Spending $3.5 trillion on a budget bill apparently doesn't satisfy the progressive imperative. Democrats control the 50-50 Senate thanks only to the vice president as tiebreaker, and they lack the votes to nuke the filibuster.
Nevertheless, they insist that their mammoth budget bill must also include big policy changes, even if it takes bending Senate rules beyond recognition. This month the Senate's parliamentarian heard arguments from both sides on how much a reconciliation bill can rewrite immigration law. Democrats want to give green cards to as many as eight million people.
Legalizing the so-called Dreamers who came here as children is a good idea on the merits, but is it a budget item? The obvious answer is no, and everybody knows it. Legalizing 8 million people would have budgetary effects, but revenues and outlays are clearly beside the point.

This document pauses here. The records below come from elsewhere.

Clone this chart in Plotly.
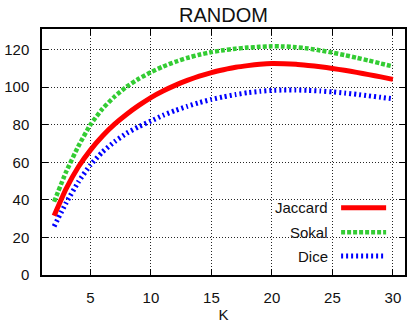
import plotly.graph_objects as go

K = list(range(2, 31))
jaccard = [31.6, 46, 57.5, 66.5, 74, 80.3, 85.6, 90.3, 94.5, 98, 101, 103.6, 105.9, 107.8, 109.3,
           110.6, 111.5, 112.2, 112.6, 112.5, 112.2, 111.6, 110.9, 110, 109, 107.9, 106.7, 105.5, 104.2]
sokal = [39, 55, 68.5, 80, 88.5, 95, 100.3, 104.5, 108, 111, 113.5, 115.6, 117.3, 118.7, 119.7,
         120.5, 121.1, 121.5, 121.8, 121.7, 121.3, 120.6, 119.6, 118.4, 117.1, 115.7, 114.2, 112.6, 111.1]
dice = [25.9, 38.5, 49.5, 58.6, 65.5, 71, 75.5, 79, 82, 85, 87.6, 89.8, 91.8, 93.5, 94.9,
        96.1, 97.1, 97.8, 98.3, 98.5, 98.5, 98.3, 98, 97.5, 96.9, 96.2, 95.4, 94.6, 93.8]
series_names = ["Jaccard", "Sokal", "Dice"]
colors = ["#ff0000", "#33cc33", "#0000ff"]
dashes = ["solid", "4px,2px", "2px,3px"]
widths = [5, 4.5, 5]
x_ticks = [5, 10, 15, 20, 25, 30]
y_ticks = [0, 20, 40, 60, 80, 100, 120]

FONT = "Liberation Sans, Arial, sans-serif"

fig = go.Figure()
for name, ys, c, d, w in zip(series_names, [jaccard, sokal, dice], colors, dashes, widths):
    fig.add_trace(go.Scatter(x=K, y=ys, mode="lines", name=name,
                             line=dict(color=c, dash=d, width=w, shape="spline", smoothing=0.5),
                             showlegend=False))

axis_common = dict(
    showline=True, linecolor="black", linewidth=1.5, mirror="allticks",
    ticks="inside", ticklen=6, tickcolor="black", tickwidth=1,
    showgrid=True, gridcolor="rgba(0,0,0,0.85)", gridwidth=1, griddash="1px,2px",
    zeroline=False, tickfont=dict(family=FONT, size=15, color="#111"), automargin=False,
)

fig.update_xaxes(range=[1, 31], tickvals=x_ticks, ticklabelstandoff=8,
                 title=dict(text="K", font=dict(family=FONT, size=15, color="#111"), standoff=6),
                 **axis_common)
fig.update_yaxes(range=[0, 131], tickvals=y_ticks, ticklabelstandoff=8, **axis_common)

# legend box and keys (gnuplot-style: text left of sample)
shapes = [dict(type="rect", xref="paper", yref="paper", x0=0.606, x1=0.975, y0=0.03, y1=0.318,
               fillcolor="white", line=dict(width=0), layer="between")]
annotations = []
ys_key = [0.273, 0.174, 0.077]
for name, c, d, w, yk in zip(series_names, colors, dashes, widths, ys_key):
    shapes.append(dict(type="line", xref="paper", yref="paper", x0=0.824, x1=0.948, y0=yk, y1=yk,
                       line=dict(color=c, width=w, dash=d), layer="above"))
    annotations.append(dict(xref="paper", yref="paper", x=0.793, y=yk, text=name, showarrow=False,
                            xanchor="right", yanchor="middle",
                            font=dict(family=FONT, size=15, color="#111")))

fig.update_layout(
    width=407, height=323,
    margin=dict(l=42, r=2, t=29, b=48),
    paper_bgcolor="white", plot_bgcolor="white",
    title=dict(text="RANDOM", x=0.549, xanchor="center", y=0.955, yanchor="middle",
               font=dict(family=FONT, size=20, color="#111")),
    shapes=shapes, annotations=annotations,
)

fig.write_html("out.html", config={"displayModeBar": False},
               post_script="document.body.style.margin='0';document.body.style.overflow='hidden';")
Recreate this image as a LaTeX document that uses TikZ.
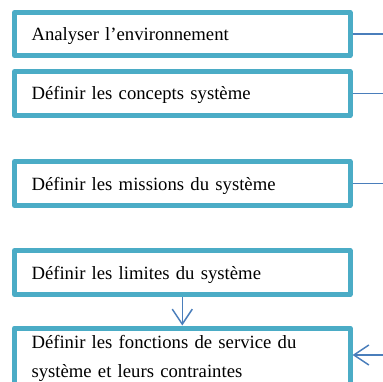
\documentclass[tikz,border=0pt]{standalone}
\usepackage{fontspec}
\setmainfont{Liberation Serif}
\usetikzlibrary{arrows.meta}
\definecolor{boxteal}{RGB}{75,172,198}
\definecolor{linkblue}{RGB}{74,126,187}

\begin{document}
\begin{tikzpicture}[x=1pt, y=-1pt, >={Straight Barb[length=15pt,width=20pt]},
    every node/.style={font=\fontsize{18.7}{29}\selectfont},
    stage/.style={draw=boxteal, line width=5pt, line join=round, fill=white,
      text width=301.5pt, align=left, inner xsep=17pt, inner ysep=0pt, minimum height=44pt},
    oneline/.style={stage, text height=16pt, text depth=3pt},
    link/.style={draw=linkblue, line width=1.5pt}]
  \useasboundingbox (0,0) rectangle (382,382);

  % stages
  \node[oneline, minimum height=43pt] (analyse) at (182.25,34) {Analyser l’environnement};
  \node[oneline] (concepts) at (182.25,93.5) {Définir les concepts système};
  \node[oneline] (missions) at (182.25,183.5) {Définir les missions du système};
  \node[oneline] (limites) at (182.25,272.5) {Définir les limites du système};
  \node[stage, anchor=north, minimum height=61.2pt] (fonctions) at (182.25,325.5)
    {Définir les fonctions de service du\\système et leurs contraintes};

  % links
  \coordinate (rim) at (383,0);
  \coordinate (feed) at (383,355);
  \draw[link] (analyse.east) -- (analyse.east -| rim);
  \draw[link] (concepts.east) -- (concepts.east -| rim);
  \draw[link] (missions.east) -- (missions.east -| rim);
  \draw[link, ->] (limites.south) -- (fonctions.north);
  \draw[link, ->] (feed) -- (feed -| fonctions.east);
\end{tikzpicture}
\end{document}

The House Education and Labor plan, meantime, would rewrite U.S. labor law to give unions a new advantage. "It shall be unlawful," one provision says, for an employer to "promise, threaten, or take any action" to "permanently replace an employee who participates in a strike." Another section would create civil penalties for "unfair labor practices," up to $100,000 a pop. Company directors and officers could be held personally liable if they so much as "established a policy that led to such a violation."
The House Energy and Commerce proposal would launch a Clean Electricity Performance Program. Starting in 2023, energy suppliers that increased their clean power by four percentage points a year would receive grants for a portion of that gain, based on a formula of $150 per megawatt-hour. Those that failed would owe "a payment" — is this a fine, or maybe it's a tax? — based on $40 per megawatt-hour. It reads like regulation by alternative means.
To qualify for passage under reconciliation, a provision is supposed to affect the budget in a way that's more than incidental. This is part of what's known as the Byrd rule. When the reconciliation process was set up in 1974, the temptation was to label everything budgetary.
In the 1980s, Sen. Robert Byrd moved to limit these abuses. The Byrd rule has been stretched since then, but it still imposes at least some discipline on reconciliation. In February, Sen. Bernie Sanders wanted to use the budget process to enact a nationwide $15 minimum wage. The parliamentarian, Elizabeth MacDonough, said this proposal was extraneous. Six years ago the same thing happened when Republicans wanted to ax ObamaCare's mandate to buy health insurance, so the GOP eventually settled for cutting the penalty to $0.
MacDonough hasn't said when she plans to rule on those 8 million green cards, but she's under enormous pressure to wave things past the Byrd rule. After she nixed Sanders's $15 minimum wage, some Democrats called for her to be ignored — or fired. Perhaps their strategy today is to blitz MacDonough with so many incidental provisions that some are bound to make it through.
Yet if immigration or labor law can be rewritten by reconciliation, then the Byrd rule will be as dead as the dodo, and don't expect Republicans to turn the other cheek. To quote GOP Senate leader Mitch McConnell's comment in 2013 about breaking the filibuster for judicial nominees, Democrats might regret this, and a lot sooner than they think.